Data shown:
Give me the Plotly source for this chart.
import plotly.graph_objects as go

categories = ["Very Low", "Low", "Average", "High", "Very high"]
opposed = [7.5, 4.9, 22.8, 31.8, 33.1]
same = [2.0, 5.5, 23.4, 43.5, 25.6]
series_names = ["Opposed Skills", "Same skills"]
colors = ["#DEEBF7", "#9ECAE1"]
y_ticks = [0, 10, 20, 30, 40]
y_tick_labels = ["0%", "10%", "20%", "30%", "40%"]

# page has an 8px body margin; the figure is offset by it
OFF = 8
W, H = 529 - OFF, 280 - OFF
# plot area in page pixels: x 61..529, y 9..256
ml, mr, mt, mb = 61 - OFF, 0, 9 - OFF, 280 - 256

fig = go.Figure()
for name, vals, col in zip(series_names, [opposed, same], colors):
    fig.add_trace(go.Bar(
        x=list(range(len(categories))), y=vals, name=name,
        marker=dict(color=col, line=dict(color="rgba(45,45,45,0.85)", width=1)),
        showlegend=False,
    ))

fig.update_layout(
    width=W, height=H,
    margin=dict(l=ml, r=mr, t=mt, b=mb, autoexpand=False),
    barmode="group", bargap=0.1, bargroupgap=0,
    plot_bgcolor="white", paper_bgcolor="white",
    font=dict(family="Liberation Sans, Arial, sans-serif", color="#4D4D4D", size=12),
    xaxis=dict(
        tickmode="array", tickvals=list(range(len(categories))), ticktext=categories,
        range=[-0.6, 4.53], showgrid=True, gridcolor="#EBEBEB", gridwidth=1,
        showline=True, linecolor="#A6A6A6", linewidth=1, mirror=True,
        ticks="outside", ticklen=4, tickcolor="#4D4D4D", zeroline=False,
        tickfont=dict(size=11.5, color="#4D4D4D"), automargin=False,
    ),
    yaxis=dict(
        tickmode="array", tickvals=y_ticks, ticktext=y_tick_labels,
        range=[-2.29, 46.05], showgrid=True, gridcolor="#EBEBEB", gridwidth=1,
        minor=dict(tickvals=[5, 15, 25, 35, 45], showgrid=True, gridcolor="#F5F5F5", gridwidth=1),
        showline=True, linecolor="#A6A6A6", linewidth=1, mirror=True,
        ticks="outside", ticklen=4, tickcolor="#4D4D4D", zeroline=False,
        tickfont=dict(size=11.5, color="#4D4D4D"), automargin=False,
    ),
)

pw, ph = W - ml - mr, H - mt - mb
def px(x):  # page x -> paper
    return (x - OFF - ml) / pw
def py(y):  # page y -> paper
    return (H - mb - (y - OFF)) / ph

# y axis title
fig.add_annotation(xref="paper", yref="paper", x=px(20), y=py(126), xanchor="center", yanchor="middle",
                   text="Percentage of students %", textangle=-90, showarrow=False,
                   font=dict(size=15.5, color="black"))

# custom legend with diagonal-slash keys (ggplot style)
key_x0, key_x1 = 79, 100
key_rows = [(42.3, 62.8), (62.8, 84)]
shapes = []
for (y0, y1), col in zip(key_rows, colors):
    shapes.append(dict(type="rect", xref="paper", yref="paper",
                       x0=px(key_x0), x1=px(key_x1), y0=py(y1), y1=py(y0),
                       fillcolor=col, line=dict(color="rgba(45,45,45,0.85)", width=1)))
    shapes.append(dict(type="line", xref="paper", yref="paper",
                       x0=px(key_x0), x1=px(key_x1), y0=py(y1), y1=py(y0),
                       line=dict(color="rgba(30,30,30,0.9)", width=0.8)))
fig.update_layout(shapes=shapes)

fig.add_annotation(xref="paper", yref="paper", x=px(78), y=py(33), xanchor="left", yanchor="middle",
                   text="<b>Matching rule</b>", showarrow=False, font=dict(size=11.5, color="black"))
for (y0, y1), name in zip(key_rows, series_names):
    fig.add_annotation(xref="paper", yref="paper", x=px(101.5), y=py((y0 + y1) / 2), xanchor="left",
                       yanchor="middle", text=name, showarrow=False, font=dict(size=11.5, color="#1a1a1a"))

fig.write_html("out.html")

Written task: Exactly as written, please reproduce the lines from the first line of the data to the line containing "return (H - mb - (y - OFF)) / ph", inclusive, and nothing else.

Solution for this exercise:
Give me the Plotly source for this chart.
import plotly.graph_objects as go

categories = ["Very Low", "Low", "Average", "High", "Very high"]
opposed = [7.5, 4.9, 22.8, 31.8, 33.1]
same = [2.0, 5.5, 23.4, 43.5, 25.6]
series_names = ["Opposed Skills", "Same skills"]
colors = ["#DEEBF7", "#9ECAE1"]
y_ticks = [0, 10, 20, 30, 40]
y_tick_labels = ["0%", "10%", "20%", "30%", "40%"]

# page has an 8px body margin; the figure is offset by it
OFF = 8
W, H = 529 - OFF, 280 - OFF
# plot area in page pixels: x 61..529, y 9..256
ml, mr, mt, mb = 61 - OFF, 0, 9 - OFF, 280 - 256

fig = go.Figure()
for name, vals, col in zip(series_names, [opposed, same], colors):
    fig.add_trace(go.Bar(
        x=list(range(len(categories))), y=vals, name=name,
        marker=dict(color=col, line=dict(color="rgba(45,45,45,0.85)", width=1)),
        showlegend=False,
    ))

fig.update_layout(
    width=W, height=H,
    margin=dict(l=ml, r=mr, t=mt, b=mb, autoexpand=False),
    barmode="group", bargap=0.1, bargroupgap=0,
    plot_bgcolor="white", paper_bgcolor="white",
    font=dict(family="Liberation Sans, Arial, sans-serif", color="#4D4D4D", size=12),
    xaxis=dict(
        tickmode="array", tickvals=list(range(len(categories))), ticktext=categories,
        range=[-0.6, 4.53], showgrid=True, gridcolor="#EBEBEB", gridwidth=1,
        showline=True, linecolor="#A6A6A6", linewidth=1, mirror=True,
        ticks="outside", ticklen=4, tickcolor="#4D4D4D", zeroline=False,
        tickfont=dict(size=11.5, color="#4D4D4D"), automargin=False,
    ),
    yaxis=dict(
        tickmode="array", tickvals=y_ticks, ticktext=y_tick_labels,
        range=[-2.29, 46.05], showgrid=True, gridcolor="#EBEBEB", gridwidth=1,
        minor=dict(tickvals=[5, 15, 25, 35, 45], showgrid=True, gridcolor="#F5F5F5", gridwidth=1),
        showline=True, linecolor="#A6A6A6", linewidth=1, mirror=True,
        ticks="outside", ticklen=4, tickcolor="#4D4D4D", zeroline=False,
        tickfont=dict(size=11.5, color="#4D4D4D"), automargin=False,
    ),
)

pw, ph = W - ml - mr, H - mt - mb
def px(x):  # page x -> paper
    return (x - OFF - ml) / pw
def py(y):  # page y -> paper
    return (H - mb - (y - OFF)) / ph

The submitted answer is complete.